Tout couvert d'une mousse tiède et blanche comme du lait, légère et fluide comme de l'air, je me laissai conduire au bassin, où je descendis avec une attraction aussi irrésistible que s'il eût été peuplé des nymphes qui enlevèrent Hylas. On en avait fait autant à chacun de mes compagnons, mais je ne m'étais occupé que de moi. Ce ne fut que dans la cuve que je semblai me réveiller et que je me remis, non sans quelque répugnance, en contact avec les objets extérieurs. Nous restâmes cinq minutes, à peu près, dans les cuves et nous sortîmes. De longs draps parfaitement blancs avaient été étendus sur les lits du vestibule, dont l'air froid nous saisit d'abord, mais pour nous donner une nouvelle sensation de bien-être. Nous nous couchâmes sur ces lits, et l'on nous apporta des pipes.
Je comprends que l'on fume en Orient, là où le tabac est un parfum, là où la fumée passe à travers une eau embaumée et à travers des tuyaux d'ambre ; mais notre caporal dans une pipe de terre, mais notre faux cigare de la Havane qui vient d'Alger ou de Belgique, et que l'on chique au moins autant qu'on le fume... pouah !

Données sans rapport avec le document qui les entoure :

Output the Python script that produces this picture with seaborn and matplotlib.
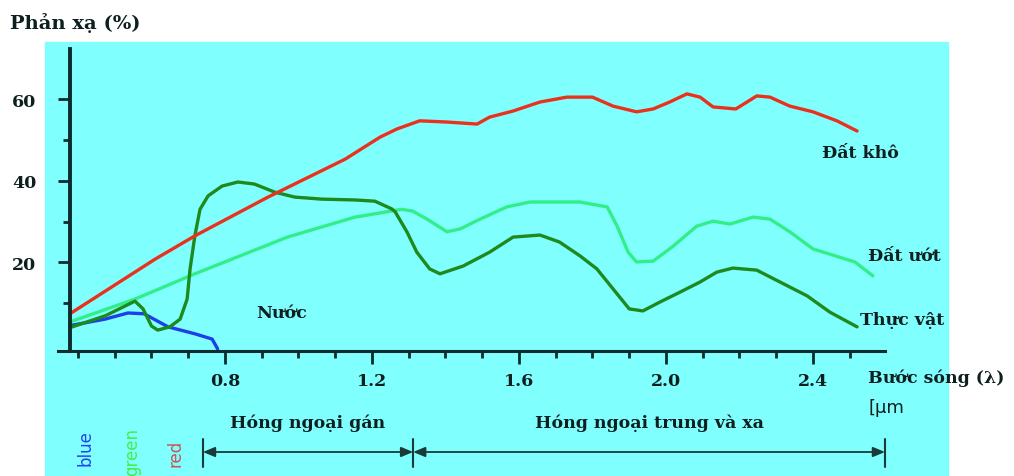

Nous eûmes le choix entre le khalian, la chibouque et le houka, et chacun, à sa fantaisie, se fit Turc, Persan ou Hindou.
Alors, pour que rien ne manquât à la soirée, un des baigneurs prit une espèce de guitare à un pied, tournant sur ce pied, de sorte que ce sont les cordes qui cherchent l'archet et non l'archet qui cherche les cordes, et il se mit à jouer un air plaintif servant d'accompagnement à des vers de Saadi. Cette mélodie nous berça si bien et si doucement, que nos yeux se fermèrent, que le khalian, la chibouque et le houka nous échappèrent des mains, et, ma foi, que nous nous endormîmes.
Pendant les six semaines que je restai à Tiflis, j'allai tous les deux jours aux bains persans.